● Your objective: Set down, exactly as written, the lines from the top of the data to the line that holds "pattern = on", and omit the pictures.

● Data extracted from a collection:
━━━━━━━━

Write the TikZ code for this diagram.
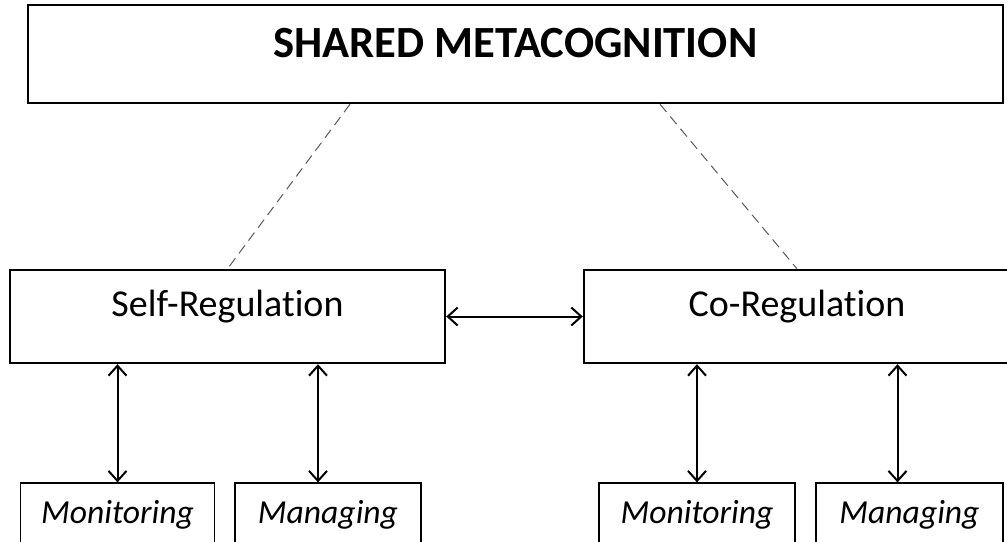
\documentclass[tikz,border=0pt]{standalone}
\usepackage{fontspec}
\setmainfont[Ligatures = NoCommon]{Carlito}
\usetikzlibrary{arrows.meta}
\usetikzlibrary{positioning}
\tikzset{bigbox/.style = {draw, line width = 1.2pt, inner sep = 0, anchor = center}}
\tikzset{smallbox/.style = {draw, line width = 0.6pt, inner sep = 0, anchor = center,
    minimum width = 97pt, text height = 20pt, text depth = 18.5pt, font = \fontsize{16.8}{18}\selectfont\itshape}}
\tikzset{link/.style = {line width = 1pt, {Straight Barb[length=5pt,width=9pt]}-{Straight Barb[length=5pt,width=9pt]}}}
\tikzset{dashlink/.style = {dash pattern = on 5pt off 3pt, gray!70!black, line width = 0.5pt}}

\begin{document}
\begin{tikzpicture}[x=0.5pt, y=-0.5pt]
    \useasboundingbox (0, 0) rectangle (1007, 541);
    \clip (0, 0) rectangle (1007, 541);

    % top level
    \node [bigbox, minimum width = 487.5pt, text height = 26pt, text depth = 23pt,
      font = \fontsize{22.3}{24}\selectfont\bfseries] (shared) at (515.5, 54) {SHARED METACOGNITION};

    % two kinds of regulation
    \node [bigbox, minimum width = 217.5pt, text height = 23pt, text depth = 23.5pt,
      font = \fontsize{19}{24}\selectfont] (selfreg) at (227.5, 316.5) {Self-Regulation};
    \node [bigbox, minimum width = 213pt, text height = 23pt, text depth = 23.5pt,
      font = \fontsize{19}{24}\selectfont] (coreg) at (797, 316.5) {Co-Regulation};

    \draw [dashlink] ([xshift = -82.75pt]shared.south) -- (selfreg.north);
    \draw [dashlink] ([xshift = 72.25pt]shared.south) -- (coreg.north);
    \draw [link] (selfreg.east) -- (coreg.west);

    % monitoring and managing
    \node [smallbox] (selfmon) at (117.5, 521.5) {Monitoring};
    \node [smallbox, minimum width = 93pt] (selfman) at (328, 521.5) {Managing};
    \node [smallbox, minimum width = 98pt] (comon) at (697, 521.5) {Monitoring};
    \node [smallbox, minimum width = 93.5pt] (coman) at (909.5, 521.5) {Managing};

    \draw [link] (selfreg.south -| selfmon.north) -- (selfmon.north);
    \draw [link] ([xshift = -5pt]selfreg.south -| selfman.north) -- ([xshift = -5pt]selfman.north);
    \draw [link] (coreg.south -| comon.north) -- (comon.north);
    \draw [link] ([xshift = -6pt]coreg.south -| coman.north) -- ([xshift = -6pt]coman.north);
\end{tikzpicture}
\end{document}
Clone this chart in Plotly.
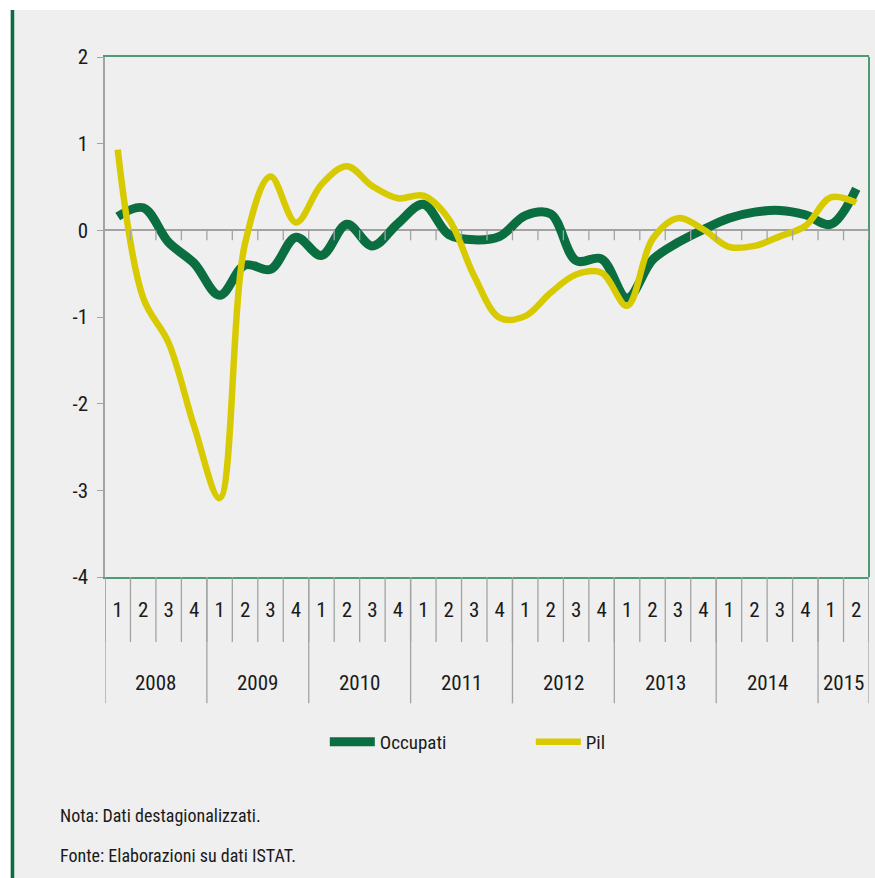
import plotly.graph_objects as go

quarters = ["1", "2", "3", "4"] * 7 + ["1", "2"]
years = ["2008", "2009", "2010", "2011", "2012", "2013", "2014", "2015"]
quarters_per_year = [4, 4, 4, 4, 4, 4, 4, 2]

occupati = [0.16, 0.26, -0.14, -0.38, -0.75, -0.40, -0.45, -0.08, -0.29, 0.07,
            -0.18, 0.08, 0.30, -0.05, -0.11, -0.07, 0.17, 0.19, -0.35, -0.33,
            -0.78, -0.34, -0.14, 0.01, 0.14, 0.21, 0.23, 0.18, 0.07, 0.48]
pil = [0.93, -0.78, -1.30, -2.26, -3.09, -0.15, 0.62, 0.09, 0.53, 0.74,
       0.51, 0.37, 0.40, 0.13, -0.53, -1.01, -0.99, -0.72, -0.51, -0.49,
       -0.87, -0.10, 0.14, 0.01, -0.19, -0.18, -0.07, 0.05, 0.38, 0.32]

y_ticks = [-4, -3, -2, -1, 0, 1, 2]
y_ticktext = ["-4", "-3", "-2", "-1", "0", "1", "2"]

note_lines = ["Nota: Dati destagionalizzati.", "Fonte: Elaborazioni su dati ISTAT."]

GREEN = "#0b6e41"
YELLOW = "#d8ca00"
BORDER = "#4f9c74"
GRAY = "#a3a3a3"
BG = "#efefef"
TXT = "#1a1a1a"
FONT = "Roboto Condensed, Liberation Sans, sans-serif"

x = list(range(len(quarters)))

fig = go.Figure()
fig.add_trace(go.Scatter(x=x, y=occupati, mode="lines", name="Occupati",
                         line=dict(color=GREEN, width=9, shape="spline", smoothing=1.0)))
fig.add_trace(go.Scatter(x=x, y=pil, mode="lines", name="Pil",
                         line=dict(color=YELLOW, width=6.5, shape="spline", smoothing=1.0)))

shapes = []
# white page edges (top and left)
shapes.append(dict(type="rect", xref="paper", yref="paper", x0=-0.2, x1=1.1,
                   y0=1.0904, y1=1.2, fillcolor="white", line=dict(width=0), layer="below"))
shapes.append(dict(type="rect", xref="paper", yref="paper", x0=-0.2, x1=-0.1243,
                   y0=-0.7, y1=1.2, fillcolor="white", line=dict(width=0), layer="below"))
# green vertical bar at the left edge
shapes.append(dict(type="line", xref="paper", yref="paper", x0=-0.1211, x1=-0.1211,
                   y0=-0.7, y1=1.0904, line=dict(color=GREEN, width=3.5)))
# right border of the plot area
shapes.append(dict(type="line", xref="paper", yref="paper", x0=1, x1=1, y0=0, y1=1,
                   line=dict(color=BORDER, width=2)))
# ticks hanging from the zero line at quarter boundaries
for k in range(1, len(quarters) + 1):
    xb = k - 0.5
    shapes.append(dict(type="line", xref="x", yref="y", ysizemode="pixel", yanchor=0,
                       x0=xb, x1=xb, y0=0, y1=-10, line=dict(color=GRAY, width=1.3)))
# quarter separators below the plot
for k in range(0, len(quarters) + 1):
    xb = k - 0.5
    shapes.append(dict(type="line", xref="x", yref="paper", x0=xb, x1=xb, y0=0, y1=-0.125,
                       line=dict(color=GRAY, width=1.3)))
# year separators and year labels
annotations = []
start = 0
for yr, n in zip(years, quarters_per_year):
    shapes.append(dict(type="line", xref="x", yref="paper", x0=start - 0.5, x1=start - 0.5,
                       y0=0, y1=-0.243, line=dict(color=GRAY, width=1.3)))
    annotations.append(dict(x=start + (n - 1) / 2, y=-0.204, xref="x", yref="paper",
                            text=yr, showarrow=False, xanchor="center", yanchor="middle",
                            font=dict(family=FONT, size=21, color=TXT)))
    start += n
shapes.append(dict(type="line", xref="x", yref="paper", x0=start - 0.5, x1=start - 0.5,
                   y0=0, y1=-0.243, line=dict(color=GRAY, width=1.3)))

for i, t in enumerate(note_lines):
    annotations.append(dict(x=-0.0615, y=-0.458 - 0.077 * i, xref="paper", yref="paper",
                            text=t, showarrow=False, xanchor="left", yanchor="middle",
                            font=dict(family=FONT, size=18, color=TXT)))

fig.update_layout(
    width=875, height=878,
    margin=dict(l=105, r=6, t=57, b=301),
    paper_bgcolor=BG, plot_bgcolor=BG,
    font=dict(family=FONT, size=21, color=TXT),
    showlegend=True,
    legend=dict(orientation="h", x=0.2877, y=-0.317, xanchor="left", yanchor="middle",
                entrywidth=146, entrywidthmode="pixels", itemwidth=45,
                font=dict(family=FONT, size=19, color=TXT),
                bgcolor="rgba(0,0,0,0)"),
    shapes=shapes,
    annotations=annotations,
    xaxis=dict(range=[-0.5, len(quarters) - 0.5], tickvals=x, ticktext=quarters,
               showgrid=False, zeroline=False, showline=True, linecolor=BORDER,
               linewidth=2, mirror=True, ticks="", ticklabelstandoff=13,
               tickfont=dict(family=FONT, size=21, color=TXT)),
    yaxis=dict(range=[-4, 2], tickvals=y_ticks, ticktext=y_ticktext,
               showgrid=False, zeroline=True, zerolinecolor=GRAY, zerolinewidth=2,
               showline=True, linecolor=GRAY, linewidth=1.5, ticks="outside",
               ticklen=6, tickcolor=GRAY, ticklabelstandoff=5,
               tickfont=dict(family=FONT, size=21, color=TXT)),
)

fig.write_html("out.html", config={"displayModeBar": False},
               post_script="document.body.style.margin='0';document.body.style.overflow='hidden';")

━━━━━━━━

● Complete response:
Write the TikZ code for this diagram.
\documentclass[tikz,border=0pt]{standalone}
\usepackage{fontspec}
\setmainfont[Ligatures = NoCommon]{Carlito}
\usetikzlibrary{arrows.meta}
\usetikzlibrary{positioning}
\tikzset{bigbox/.style = {draw, line width = 1.2pt, inner sep = 0, anchor = center}}
\tikzset{smallbox/.style = {draw, line width = 0.6pt, inner sep = 0, anchor = center,
    minimum width = 97pt, text height = 20pt, text depth = 18.5pt, font = \fontsize{16.8}{18}\selectfont\itshape}}
\tikzset{link/.style = {line width = 1pt, {Straight Barb[length=5pt,width=9pt]}-{Straight Barb[length=5pt,width=9pt]}}}
\tikzset{dashlink/.style = {dash pattern = on 5pt off 3pt, gray!70!black, line width = 0.5pt}}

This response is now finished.